Analysis of Census Bureau population estimates detailing the distribution of racial and ethnic groups within and across U.S. metropolitan areas since Census 2000 reveals that:

  • Hispanic and Asian populations are spreading out from their traditional metropolitan centers, while the shift of blacks toward the South is accelerating. The Los Angeles and New York metropolitan areas contained 23 percent of the nation’s Hispanic population in 2004, down from 30 percent in 1990. Meanwhile, interior California areas such as Riverside and Stockton gained significant numbers of Hispanics and Asians. Fully 56 percent of the nation’s blacks now reside in the South, a region that has garnered 72 percent of the increase in that group’s population since 2000.

  • The fastest growing metro areas for each minority group in 2000–2004 are no longer unique, but closely parallel the fastest growing areas in the nation. National growth centers such as Las Vegas, Atlanta, Orlando, and Phoenix are now prominent centers of minority population growth as well. Still, Hispanics, Asians, and blacks remain more likely to reside in large metropolitan areas than the population as a whole.

  • Of the nation’s 361 metropolitan areas, 111 registered declines in white population from 2000 to 2004, with the largest absolute losses occurring in New York, San Francisco, and Los Angeles. Declines were greatest in coastal metropolitan areas and economically stagnant parts of the country. More so than for minority groups, white population growth has dispersed towards smaller-sized areas.

  • Minorities contributed the majority of population gains in the nation’s fastest-growing metropolitan areas and central metropolitan counties from 2000 to 2004. Minority groups remain the demographic lifeblood of inner counties in older metropolitan areas, but they are increasingly fueling growth in fast-growing outer suburban and “exurban” counties as well.

  • A strong multi-minority presence characterizes 18 large “melting pot” metro areas, and 27 large metro areas now have “majority minority” child populations. Because the nation’s child population is more racially diverse than its adult population, in nearly one-third of all large metro areas—including Washington, D.C., Chicago, Phoenix, and Atlanta—fewer than half of all people under age 15 are white.

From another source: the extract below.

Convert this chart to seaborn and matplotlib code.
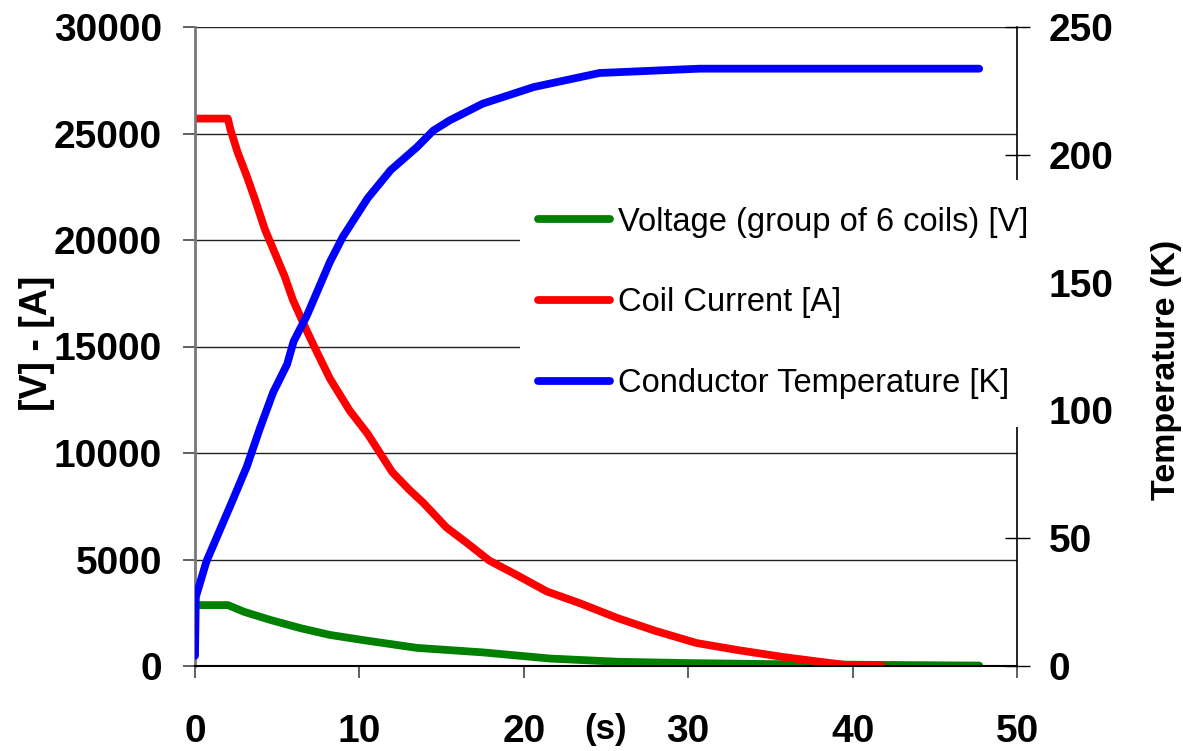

Hispanic, Asian, and black populations continue to migrate to, and expand their presence in, new destinations. They are increasingly living in suburbs, in rapidly growing job centers in the South and West, and in more affordable areas adjacent to higher-priced coastal metro areas. The wider dispersal of minority populations signifies the broadening relevance of policies aimed at more diverse, including immigrant, communities.